Таким образом, результаты текстологического сопоставления ЛП, СУ и Чт. предполагают существование двух несохранившихся произведений о Борисе и Глебе, одно из которых можно отождествить с ДСв. Чт., восходящее к ДСв., ближе к СУ, чем к ЛП [Жития 1916. С. VII–X]. Чт. ближе по композиции к части СУ, восходящей к ДСв., и к ЛП. Текстологические схождения между СУ и ЛП, которых нет в Чт., можно объяснить влиянием Жит. (фактами, доказывающими влияние Жит. на Чт., мы не располагаем).

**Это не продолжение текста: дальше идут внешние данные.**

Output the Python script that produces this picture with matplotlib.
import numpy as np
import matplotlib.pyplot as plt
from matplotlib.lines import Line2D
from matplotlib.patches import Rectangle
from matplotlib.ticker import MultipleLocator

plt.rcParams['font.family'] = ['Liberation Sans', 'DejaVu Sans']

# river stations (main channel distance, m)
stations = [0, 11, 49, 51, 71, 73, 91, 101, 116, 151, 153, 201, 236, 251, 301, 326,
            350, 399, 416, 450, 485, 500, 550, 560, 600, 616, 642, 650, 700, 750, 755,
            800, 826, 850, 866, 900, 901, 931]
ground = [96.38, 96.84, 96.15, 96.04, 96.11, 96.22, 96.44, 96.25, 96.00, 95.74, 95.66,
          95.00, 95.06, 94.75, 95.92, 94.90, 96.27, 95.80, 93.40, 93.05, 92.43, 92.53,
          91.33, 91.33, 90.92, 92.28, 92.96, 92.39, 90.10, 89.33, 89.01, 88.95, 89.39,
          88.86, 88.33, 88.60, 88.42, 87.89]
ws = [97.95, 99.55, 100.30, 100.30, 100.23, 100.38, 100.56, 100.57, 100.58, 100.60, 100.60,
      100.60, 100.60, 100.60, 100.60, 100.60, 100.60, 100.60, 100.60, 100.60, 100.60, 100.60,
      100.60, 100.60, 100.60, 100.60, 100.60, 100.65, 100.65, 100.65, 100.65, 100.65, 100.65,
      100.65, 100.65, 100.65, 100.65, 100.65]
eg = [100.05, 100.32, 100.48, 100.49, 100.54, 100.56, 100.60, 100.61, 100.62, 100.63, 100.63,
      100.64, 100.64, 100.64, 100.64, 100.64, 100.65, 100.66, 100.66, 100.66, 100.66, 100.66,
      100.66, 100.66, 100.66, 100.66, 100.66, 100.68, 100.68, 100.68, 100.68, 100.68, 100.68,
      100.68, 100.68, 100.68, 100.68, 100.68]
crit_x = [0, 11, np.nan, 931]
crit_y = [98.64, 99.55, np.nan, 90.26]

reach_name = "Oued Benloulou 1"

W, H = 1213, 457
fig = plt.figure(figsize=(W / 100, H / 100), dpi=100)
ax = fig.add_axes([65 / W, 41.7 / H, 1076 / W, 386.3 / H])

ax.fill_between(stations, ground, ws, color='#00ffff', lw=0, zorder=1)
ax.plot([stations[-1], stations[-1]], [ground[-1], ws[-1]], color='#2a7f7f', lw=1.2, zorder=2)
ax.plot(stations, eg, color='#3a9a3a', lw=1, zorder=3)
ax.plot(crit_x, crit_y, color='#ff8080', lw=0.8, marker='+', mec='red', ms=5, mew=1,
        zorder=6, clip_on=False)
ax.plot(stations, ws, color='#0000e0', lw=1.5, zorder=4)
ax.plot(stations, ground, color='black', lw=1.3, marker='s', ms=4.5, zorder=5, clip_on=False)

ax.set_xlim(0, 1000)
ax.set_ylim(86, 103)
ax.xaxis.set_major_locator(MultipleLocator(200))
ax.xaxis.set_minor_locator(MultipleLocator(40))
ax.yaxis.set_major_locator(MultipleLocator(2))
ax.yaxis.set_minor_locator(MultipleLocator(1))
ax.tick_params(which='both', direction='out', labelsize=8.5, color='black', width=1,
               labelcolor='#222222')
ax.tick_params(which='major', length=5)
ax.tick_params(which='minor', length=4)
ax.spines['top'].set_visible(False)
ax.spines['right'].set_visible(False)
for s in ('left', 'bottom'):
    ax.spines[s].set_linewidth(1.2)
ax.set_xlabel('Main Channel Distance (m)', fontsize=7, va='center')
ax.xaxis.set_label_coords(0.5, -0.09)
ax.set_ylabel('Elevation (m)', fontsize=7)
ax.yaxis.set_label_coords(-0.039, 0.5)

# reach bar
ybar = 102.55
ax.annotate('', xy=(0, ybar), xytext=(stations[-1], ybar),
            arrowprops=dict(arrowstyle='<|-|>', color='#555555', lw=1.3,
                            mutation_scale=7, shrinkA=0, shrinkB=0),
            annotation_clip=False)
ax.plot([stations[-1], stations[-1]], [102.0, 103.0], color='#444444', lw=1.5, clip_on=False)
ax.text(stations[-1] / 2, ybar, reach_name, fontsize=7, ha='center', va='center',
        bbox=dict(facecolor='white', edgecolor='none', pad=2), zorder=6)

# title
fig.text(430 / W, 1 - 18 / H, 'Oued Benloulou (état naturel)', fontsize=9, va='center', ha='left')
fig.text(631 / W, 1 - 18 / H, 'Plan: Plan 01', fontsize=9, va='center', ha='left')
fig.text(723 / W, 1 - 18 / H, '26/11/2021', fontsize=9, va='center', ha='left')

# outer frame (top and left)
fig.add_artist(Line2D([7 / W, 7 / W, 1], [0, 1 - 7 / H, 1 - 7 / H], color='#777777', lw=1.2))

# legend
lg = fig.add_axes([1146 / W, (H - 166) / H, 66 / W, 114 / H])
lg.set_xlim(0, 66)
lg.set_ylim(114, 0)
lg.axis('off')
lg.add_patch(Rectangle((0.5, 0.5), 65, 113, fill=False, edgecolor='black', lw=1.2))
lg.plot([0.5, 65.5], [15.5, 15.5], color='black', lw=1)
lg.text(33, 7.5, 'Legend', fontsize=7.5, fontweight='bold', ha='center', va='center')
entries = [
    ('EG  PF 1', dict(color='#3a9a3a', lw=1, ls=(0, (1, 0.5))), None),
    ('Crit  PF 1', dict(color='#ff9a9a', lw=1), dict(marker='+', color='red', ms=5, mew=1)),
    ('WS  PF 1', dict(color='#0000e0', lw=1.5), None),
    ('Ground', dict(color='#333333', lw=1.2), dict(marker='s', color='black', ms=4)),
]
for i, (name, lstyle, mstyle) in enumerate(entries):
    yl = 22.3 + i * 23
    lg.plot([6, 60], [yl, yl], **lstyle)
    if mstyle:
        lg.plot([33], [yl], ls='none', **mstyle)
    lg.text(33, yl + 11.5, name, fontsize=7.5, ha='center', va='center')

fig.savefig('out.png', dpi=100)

А. А. Шахматов предполагал в числе письменных источников Древнейшего свода «краткую запись Вышегородской церкви об их (братьев. — А.Р.) убиении, погребении, обретении мощей, прославлении и об их чудесах» ([Шахматов 1908. С. 476]; ср. [Шахматов 2001. С. 340], литературно не обработанную. Однако, как утверждает сам А. А. Шахматов, прославление Бориса и Глеба «было важно не только для церкви, но и для правящего князя» ([Шахматов 1908. С. 474]; ср.: [Шахматов 2001. С. 339]), т. е. Ярослава, при котором и был составлен ДСв.[128]. О том, что записи о чудесах братьев не относятся к числу источников Дсв., свидетельствует их отсутствие в дошедших до нас летописях.

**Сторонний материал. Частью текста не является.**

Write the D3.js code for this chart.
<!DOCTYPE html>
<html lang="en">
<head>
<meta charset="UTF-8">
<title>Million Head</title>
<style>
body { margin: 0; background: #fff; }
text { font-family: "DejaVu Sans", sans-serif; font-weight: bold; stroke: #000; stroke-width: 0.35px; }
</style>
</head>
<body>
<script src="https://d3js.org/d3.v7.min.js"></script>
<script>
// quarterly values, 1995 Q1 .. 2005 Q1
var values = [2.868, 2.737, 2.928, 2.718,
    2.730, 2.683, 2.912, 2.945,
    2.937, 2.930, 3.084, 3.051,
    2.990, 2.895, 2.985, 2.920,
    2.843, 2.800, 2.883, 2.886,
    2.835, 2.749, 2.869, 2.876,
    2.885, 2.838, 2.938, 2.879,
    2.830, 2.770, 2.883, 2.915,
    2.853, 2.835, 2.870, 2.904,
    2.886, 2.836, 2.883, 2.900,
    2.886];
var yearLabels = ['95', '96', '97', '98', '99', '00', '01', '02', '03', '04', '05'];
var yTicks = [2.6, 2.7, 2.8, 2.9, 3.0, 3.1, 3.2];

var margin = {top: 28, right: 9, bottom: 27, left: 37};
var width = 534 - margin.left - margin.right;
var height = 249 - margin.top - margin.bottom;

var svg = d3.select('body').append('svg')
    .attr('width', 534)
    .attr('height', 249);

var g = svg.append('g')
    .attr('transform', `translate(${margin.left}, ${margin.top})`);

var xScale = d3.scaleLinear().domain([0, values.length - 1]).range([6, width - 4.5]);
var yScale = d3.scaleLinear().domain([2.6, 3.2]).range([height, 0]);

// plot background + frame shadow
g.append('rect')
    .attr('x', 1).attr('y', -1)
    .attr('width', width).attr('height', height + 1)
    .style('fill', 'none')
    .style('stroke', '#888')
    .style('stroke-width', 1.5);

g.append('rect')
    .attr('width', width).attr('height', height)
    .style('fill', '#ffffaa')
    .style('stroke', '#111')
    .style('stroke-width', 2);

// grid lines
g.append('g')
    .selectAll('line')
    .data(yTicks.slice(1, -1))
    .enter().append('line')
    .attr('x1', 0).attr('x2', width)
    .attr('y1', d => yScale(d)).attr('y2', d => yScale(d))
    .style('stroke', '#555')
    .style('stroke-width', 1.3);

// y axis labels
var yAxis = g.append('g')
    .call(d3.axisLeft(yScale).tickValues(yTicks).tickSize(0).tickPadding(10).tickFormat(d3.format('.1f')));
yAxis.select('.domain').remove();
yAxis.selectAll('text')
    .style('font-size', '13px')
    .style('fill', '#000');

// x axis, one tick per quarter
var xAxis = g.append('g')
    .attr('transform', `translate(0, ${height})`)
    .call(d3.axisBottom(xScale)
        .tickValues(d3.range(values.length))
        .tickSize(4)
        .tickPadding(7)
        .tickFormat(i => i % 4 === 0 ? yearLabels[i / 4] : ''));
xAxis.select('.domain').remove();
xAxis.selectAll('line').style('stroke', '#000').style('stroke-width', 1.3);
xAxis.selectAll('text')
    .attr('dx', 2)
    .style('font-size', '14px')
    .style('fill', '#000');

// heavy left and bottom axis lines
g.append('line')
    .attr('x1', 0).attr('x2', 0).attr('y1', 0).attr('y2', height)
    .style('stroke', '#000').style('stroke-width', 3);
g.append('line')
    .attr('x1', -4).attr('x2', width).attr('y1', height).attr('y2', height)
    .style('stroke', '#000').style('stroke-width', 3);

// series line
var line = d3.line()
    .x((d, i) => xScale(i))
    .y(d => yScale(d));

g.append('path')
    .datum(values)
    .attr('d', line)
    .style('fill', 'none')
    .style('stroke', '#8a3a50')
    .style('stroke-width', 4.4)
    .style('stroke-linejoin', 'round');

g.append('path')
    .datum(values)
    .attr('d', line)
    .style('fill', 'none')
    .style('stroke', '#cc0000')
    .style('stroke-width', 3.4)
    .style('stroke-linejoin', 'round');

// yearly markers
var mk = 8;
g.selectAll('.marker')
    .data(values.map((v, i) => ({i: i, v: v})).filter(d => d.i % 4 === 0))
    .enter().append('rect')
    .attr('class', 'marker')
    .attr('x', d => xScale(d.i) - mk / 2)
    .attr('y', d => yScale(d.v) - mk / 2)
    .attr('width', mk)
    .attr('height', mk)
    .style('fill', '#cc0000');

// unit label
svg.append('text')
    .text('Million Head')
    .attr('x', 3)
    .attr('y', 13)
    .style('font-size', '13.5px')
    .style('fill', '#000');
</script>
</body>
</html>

Наконец, текстологические данные дают некоторые основания для суждений о времени написания СУ. Первоначальный текст СУ использовал Древнейший свод и, вероятно, не использовал Начальный. Начальный свод был составлен около 1095 г. По крайней мере, трудно предположить, что СУ составлено около 1113–1118 гг., когда были созданы редакции Повести временных лет, в которые под 1015 г. входило повествование, близкое Начальному своду. Впрочем, высказанные предположения носят характер исключительно гипотетический.